Just as the government managed to curb rising prices of onions, a staple in most Indian diets, pulses have come to haunt them. Retail prices of basic pulses like tur dal (arhar or pigeon pea) climbed to Rs 205 per kilo in Mysore and Rs 210 per kilo in Puducherry, while the all- India average price hovered around Rs 165 per kilo this week, according to the consumer affairs ministry. That’s more than double the Rs 75 per kilo that tur dal cost last year. Urad too is retailing high at Rs 170 per kilo, though it declined from Rs 187 per kilo last week. But rates are still way higher than Rs 98 per kilo that prevailed a year earlier.

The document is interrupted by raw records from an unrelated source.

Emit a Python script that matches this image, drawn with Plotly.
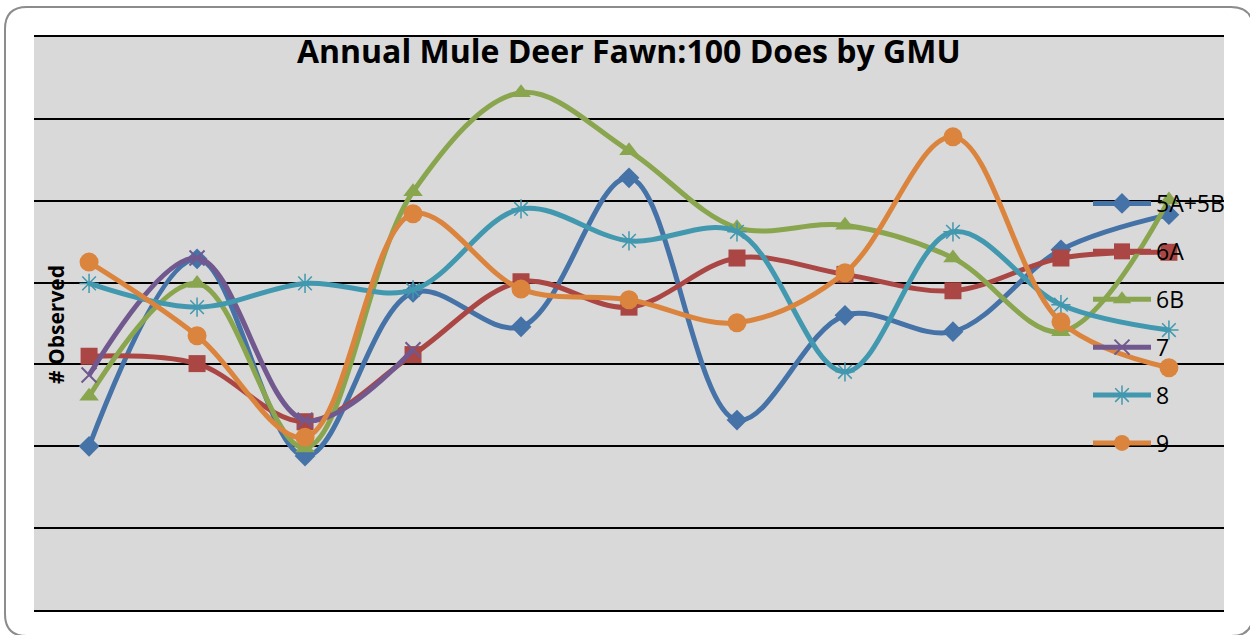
import plotly.graph_objects as go

# values (no y tick labels shown; 10 units per gridline)
points = list(range(11))
gmu_5a5b = [20.0, 42.9, 18.8, 38.8, 34.6, 52.8, 23.2, 36.0, 34.0, 44.0, 48.3]
gmu_6a = [31.0, 30.1, 23.0, 31.2, 40.1, 37.0, 43.0, 41.0, 39.0, 43.0, 43.7]
gmu_6b = [26.1, 39.9, 19.8, 51.1, 63.2, 56.1, 46.7, 47.0, 43.0, 34.0, 50.1]
gmu_7 = [28.7, 43.0, 23.2, 31.8]
gmu_8 = [39.9, 37.0, 39.9, 39.1, 49.0, 45.1, 46.2, 29.1, 46.2, 37.3, 34.2]
gmu_9 = [42.5, 33.5, 21.1, 48.4, 39.2, 37.9, 35.1, 41.2, 57.8, 35.2, 29.6]

series = [
    ("5A+5B", gmu_5a5b, "#4572A7", dict(symbol="diamond", size=16)),
    ("6A", gmu_6a, "#AA4643", dict(symbol="square", size=17)),
    ("6B", gmu_6b, "#89A54E", dict(symbol="triangle-up", size=17)),
    ("7", gmu_7, "#71588F", dict(symbol="x-thin-open", size=15, line=dict(width=2, color="#71588F"))),
    ("8", gmu_8, "#4198AF", dict(symbol="asterisk-open", size=16, line=dict(width=1.5, color="#4198AF"))),
    ("9", gmu_9, "#DB843D", dict(symbol="circle", size=19)),
]

W, H = 1250, 635
L, R, T, B = 34, 26, 37, 25
pw, ph = W - L - R, H - T - B


def px(x):
    return (x - L) / pw


def py(y):
    return (H - B - y) / ph


fig = go.Figure()
for name, vals, col, mk in series:
    fig.add_trace(go.Scatter(
        x=points[:len(vals)], y=vals, name=name, mode="lines+markers",
        line=dict(color=col, width=5, shape="spline", smoothing=1.0),
        marker=dict(color=col, **mk), legendgroup=name,
    ))

# outer rounded frame
x0, x1, y0, y1, r = 5, 1253, 7, 636, 22
path = (f"M {px(x0 + r)},{py(y0)} L {px(x1 - r)},{py(y0)} Q {px(x1)},{py(y0)} {px(x1)},{py(y0 + r)} "
        f"L {px(x1)},{py(y1 - r)} Q {px(x1)},{py(y1)} {px(x1 - r)},{py(y1)} "
        f"L {px(x0 + r)},{py(y1)} Q {px(x0)},{py(y1)} {px(x0)},{py(y1 - r)} "
        f"L {px(x0)},{py(y0 + r)} Q {px(x0)},{py(y0)} {px(x0 + r)},{py(y0)} Z")

fig.update_layout(
    width=W, height=H,
    margin=dict(l=L, r=R, t=T, b=B),
    paper_bgcolor="white", plot_bgcolor="#d9d9d9",
    font=dict(family="Open Sans", color="black"),
    title=dict(text="<b>Annual Mule Deer Fawn:100 Does by GMU</b>", x=0.503, xanchor="center",
               y=1 - 52 / H, yanchor="middle", yref="container", font=dict(size=32)),
    xaxis=dict(range=[-0.51, 10.51], showticklabels=False, showgrid=False, zeroline=False,
               ticks="", showline=True, mirror=True, linecolor="black", linewidth=2),
    yaxis=dict(range=[0, 70], dtick=10, showticklabels=False, gridcolor="black", gridwidth=2,
               zeroline=False, ticks=""),
    legend=dict(x=px(1088), y=py(182), xanchor="left", yanchor="top", bgcolor="rgba(0,0,0,0)",
                font=dict(size=23), traceorder="grouped", tracegroupgap=15, itemwidth=58),
    shapes=[dict(type="path", xref="paper", yref="paper", path=path,
                 line=dict(color="#8c8c8c", width=2), fillcolor="rgba(0,0,0,0)")],
    annotations=[dict(text="<b># Observed</b>", textangle=-90, xref="paper", yref="paper",
                      x=px(56), y=py(325), xanchor="center", yanchor="middle",
                      showarrow=False, font=dict(size=21))],
)

fig.write_html("out.html", config={"displayModeBar": False},
               post_script="document.body.style.margin='0';")
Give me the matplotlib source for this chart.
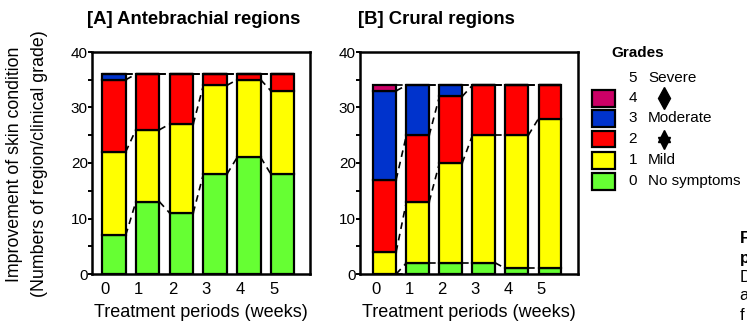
import numpy as np
import matplotlib
matplotlib.use("Agg")
import matplotlib.pyplot as plt
from matplotlib.patches import Rectangle
from matplotlib.lines import Line2D

plt.rcParams["font.family"] = ["Liberation Sans", "DejaVu Sans"]

# -- data: number of regions per clinical grade (0..4) at each week
weeks = [0, 1, 2, 3, 4, 5]
grades = [0, 1, 2, 3, 4]
ante = np.array([[7, 15, 13, 1, 0],
                 [13, 13, 10, 0, 0],
                 [11, 16, 9, 0, 0],
                 [18, 16, 2, 0, 0],
                 [21, 14, 1, 0, 0],
                 [18, 15, 3, 0, 0]])
crur = np.array([[0, 4, 13, 16, 1],
                 [2, 11, 12, 9, 0],
                 [2, 18, 12, 2, 0],
                 [2, 23, 9, 0, 0],
                 [1, 24, 9, 0, 0],
                 [1, 27, 6, 0, 0]])
grade_colors = ["#66ff33", "#ffff00", "#ff0000", "#0033cc", "#cc0066"]
grade_names = ["No symptoms", "Mild", "", "Moderate", "", "Severe"]
titles = ["[A] Antebrachial regions", "[B] Crural regions"]
xlab = "Treatment periods (weeks)"

W, H = 747, 323
fig = plt.figure(figsize=(W / 100.0, H / 100.0), dpi=100)


def px(x, y):
    return x / float(W), 1 - y / float(H)


def draw_panel(rect, data, xlim, bw):
    ax = fig.add_axes(rect)
    x = np.array(weeks, dtype=float)
    cum = np.cumsum(data, axis=1)
    bot = np.zeros(len(weeks))
    for k in grades:
        ax.bar(x, data[:, k], bw, bottom=bot, color=grade_colors[k],
               edgecolor="k", linewidth=1.6, zorder=3)
        bot = bot + data[:, k]
    # -- dashed connectors between segment boundaries
    for i in range(len(weeks) - 1):
        levels = [0] + list(cum[i]) if data[i, 0] == 0 else list(cum[i])
        nlev = [0] + list(cum[i + 1]) if data[i, 0] == 0 else list(cum[i + 1])
        for a, b in zip(levels, nlev):
            ax.plot([x[i] + bw / 2, x[i + 1] - bw / 2], [a, b], color="k",
                    lw=1.2, ls=(0, (4, 3)), zorder=2)
    ax.set_xlim(*xlim)
    ax.set_ylim(0, 40)
    ax.set_yticks([0, 10, 20, 30, 40])
    ax.set_yticks([5, 15, 25, 35], minor=True)
    ax.set_xticks(x - 0.27)
    ax.set_xticklabels([str(w) for w in weeks])
    ax.tick_params(axis="x", length=0, labelsize=12, pad=6)
    ax.tick_params(axis="y", which="both", direction="out", length=3,
                   width=1.4, labelsize=11, pad=0)
    for s in ax.spines.values():
        s.set_linewidth(1.8)
    ax.set_xlabel(xlab, fontsize=13, labelpad=5)
    return ax


bb, tt = 1 - 274 / float(H), 1 - 52 / float(H)
axA = draw_panel([92 / float(W), bb, 218 / float(W), tt - bb], ante,
                 (-0.65, 5.81), 0.70)
axB = draw_panel([360 / float(W), bb, 218 / float(W), tt - bb], crur,
                 (-0.75, 5.85), 0.69)

fig.text(*px(87, 20), titles[0], fontsize=13.3, fontweight="bold",
         ha="left", va="center")
fig.text(*px(358, 20), titles[1], fontsize=13.3, fontweight="bold",
         ha="left", va="center")

fig.text(*px(15, 164), "Improvement of skin condition", rotation=90,
         fontsize=12.8, ha="center", va="center")
fig.text(*px(40, 164), "(Numbers of region/clinical grade)", rotation=90,
         fontsize=12.8, ha="center", va="center")

# -- legend
fig.text(*px(611, 53), "Grades", fontsize=11, fontweight="bold",
         ha="left", va="center")
row_y = [181, 160, 139, 118, 98, 78]
for g in range(6):
    fig.text(*px(637, row_y[g]), str(g), fontsize=11, ha="right",
             va="center")
    if grade_names[g]:
        fig.text(*px(648, row_y[g]), grade_names[g], fontsize=11,
                 ha="left", va="center")
for g in grades:
    x0, y0 = px(592, row_y[g] + 8.5)
    fig.add_artist(Rectangle((x0, y0), 23 / float(W), 17 / float(H),
                             transform=fig.transFigure,
                             facecolor=grade_colors[g], edgecolor="k",
                             linewidth=1.6))
fig.add_artist(Line2D([px(664, 98)[0]], [px(664, 98)[1]], marker="d",
                      markersize=11, color="k", transform=fig.transFigure))
fig.add_artist(Line2D([px(664, 136)[0]], [px(664, 136)[1]], marker="^",
                      markersize=8, color="k", transform=fig.transFigure))
fig.add_artist(Line2D([px(664, 143)[0]], [px(664, 143)[1]], marker="v",
                      markersize=8, color="k", transform=fig.transFigure))

# -- caption, cut off at the right edge as in the source
fig.text(*px(740, 238), "Figure 3. Improvement", fontsize=12,
         fontweight="bold", ha="left", va="center")
fig.text(*px(740, 258), "periods", fontsize=12, fontweight="bold",
         ha="left", va="center")
fig.text(*px(740, 277), "Distribution of the", fontsize=12,
         ha="left", va="center")
fig.text(*px(740, 296), "antebrachial and", fontsize=12,
         ha="left", va="center")
fig.text(*px(740, 316), "f", fontsize=12,
         ha="left", va="center")

fig.savefig("out.png", dpi=100)
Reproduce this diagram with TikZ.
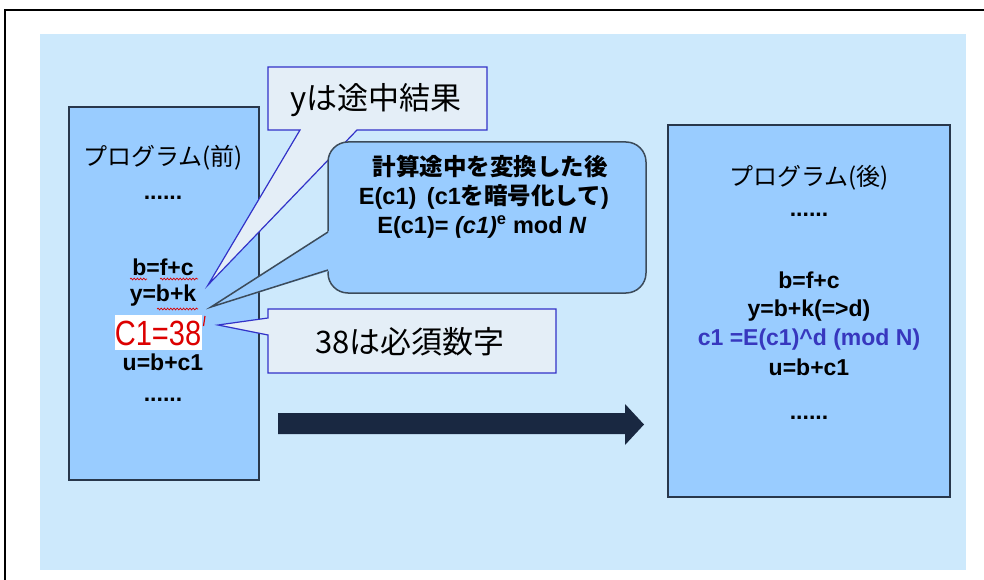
\documentclass[tikz,border=0pt]{standalone}
\usepackage{fontspec}
\setmainfont{Liberation Sans}
\newfontfamily\jp{Noto Sans CJK JP}
\usetikzlibrary{decorations.pathmorphing}
\definecolor{panel}{RGB}{205,233,252}
\definecolor{boxfill}{RGB}{153,204,255}
\definecolor{boxline}{RGB}{40,55,75}
\definecolor{callfill}{RGB}{228,238,247}
\definecolor{callline}{RGB}{50,50,200}
\definecolor{rline}{RGB}{60,75,90}
\definecolor{arrowc}{RGB}{25,40,65}
\definecolor{redtxt}{RGB}{220,0,0}
\definecolor{bluetxt}{RGB}{55,55,190}
\begin{document}
\begin{tikzpicture}[x=1pt,y=-1pt,
  progbox/.style={fill=boxfill,draw=boxline,line width=1.5pt},
  rectcall/.style={fill=callfill,draw=callline,line width=1.2pt,line join=miter},
  roundcall/.style={fill=boxfill,draw=rline,line width=1.5pt},
  code/.style={font=\fontsize{23}{26}\selectfont\bfseries,inner sep=0pt},
  ptitle/.style={font=\fontsize{24}{27}\selectfont\jp,inner sep=0pt},
  calltext/.style={font=\fontsize{31}{34}\selectfont\jp,inner sep=0pt},
  rtext/.style={font=\fontsize{23.5}{26}\selectfont\bfseries,inner sep=0pt},
  wavy/.style={draw=redtxt,line width=0.7pt,decorate,decoration={snake,amplitude=0.9pt,segment length=3.2pt}}
]
\useasboundingbox (0,0) rectangle (984,580);
\fill[white] (0,0) rectangle (984,580);
% frame
\draw[line width=2pt] (5,580) -- (5,10) -- (984,10);
% panel
\fill[panel] (40,34) rectangle (966,570);
% program boxes
\draw[progbox] (69,107) rectangle (259,480);
\draw[progbox] (668,125) rectangle (950,497);
% callout y
\draw[rectcall] (268,67) -- (487,67) -- (487,130) -- (357,130) -- (208,285) -- (300,130) -- (268,130) -- cycle;
\node[calltext] (ycall) at (376,100) {yは途中結果};
% rounded callout
\draw[roundcall,rounded corners=20pt] (328,142) rectangle (646,293);
\fill[boxfill] (329.2,231) -- (211,307) -- (329.2,271) -- cycle;
\draw[rline,line width=1.5pt] (328,232) -- (211,307) -- (328,270);
\node[rtext] (r1) at (490,167) {\jp 計算途中を変換した後};
\node[rtext] (r2) at (484,197) {E(c1)\hspace{0.45em}(c1{\jp を暗号化して})};
\node[rtext] (r3) at (482,227) {E(c1)= \textit{(c1)}\textsuperscript{e} mod \textit{N}};
% callout 38
\draw[rectcall] (268,309) -- (556,309) -- (556,373) -- (268,373) -- (268,335) -- (218,325) -- (268,318) -- cycle;
\node[calltext] (c38) at (410,342) {38は必須数字};
% left program text
\node[ptitle] (lt) at (163,158) {プログラム(前)};
\node[code] (ld1) at (163,198) {......};
\node[code] (l1) at (163,267) {b=f+c};
\node[code] (l2) at (163,296) {y=b+k};
\fill[white] (115,315) rectangle (202,350);
\node[inner sep=0pt,text=redtxt,font=\fontsize{35}{38}\selectfont] (l3) at (158,333) {\scalebox{0.83}[1]{C1=38}};
\draw[redtxt,line width=1.2pt] (205,316) -- (203.5,326);
\node[code] (l4) at (163,362) {u=b+c1};
\node[code] (ld2) at (163,400) {......};
\draw[wavy] (130,279) -- (147,279);
\draw[wavy] (160,279) -- (198,279);
\draw[wavy] (157,309) -- (198,309);
% arrow
\fill[arrowc] (278,413) -- (625,413) -- (625,404) -- (644,424.5) -- (625,445) -- (625,434) -- (278,434) -- cycle;
% right program text
\node[ptitle] (rt) at (809,178) {プログラム(後)};
\node[code] (rd1) at (809,215) {......};
\node[code] (q1) at (809,280) {b=f+c};
\node[code] (q2) at (809,311) {y=b+k(=>d)};
\node[code,text=bluetxt] (q3) at (809,340) {c1 =E(c1)\^{}d (mod N)};
\node[code] (q4) at (809,367) {u=b+c1};
\node[code] (rd2) at (809,418) {......};
\end{tikzpicture}
\end{document}
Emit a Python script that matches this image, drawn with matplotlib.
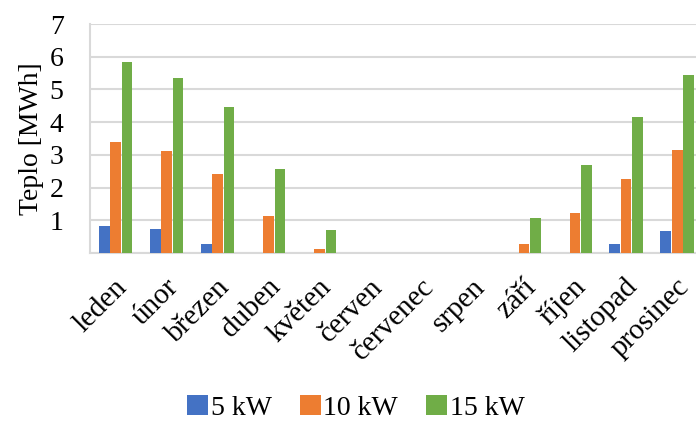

The reasons cited are a fall in output due to hailstorms in March this year leading to damage of standing Rabi crops and then a deficient monsoon affecting the Kharif crop. Also, unlike commodities like edible oils, sugar, wheat or corn, import options are limited in pulses as not much production happens outside. The total global pulses output is about 70 million tonnes (mt), of which the estimated cross-border trade is hardly 15 mt—less than India’s annual production of 18-19 mt. Most of the pulses in India are grown in rain-fed areas like Karnataka, Maharashtra, Madhya Pradesh and Uttar Pradesh—subject to changes in the weather.
The government has taken measures to curb prices. It decided to import 7,000 tonnes of pulses earlier this month and a further 3,000 tonnes on Monday, imposed stock limits for traders and even departmental stores, and last week said it would create a buffer stock of 40,000 tonnes. But prices of the two pulses haven’t come down yet.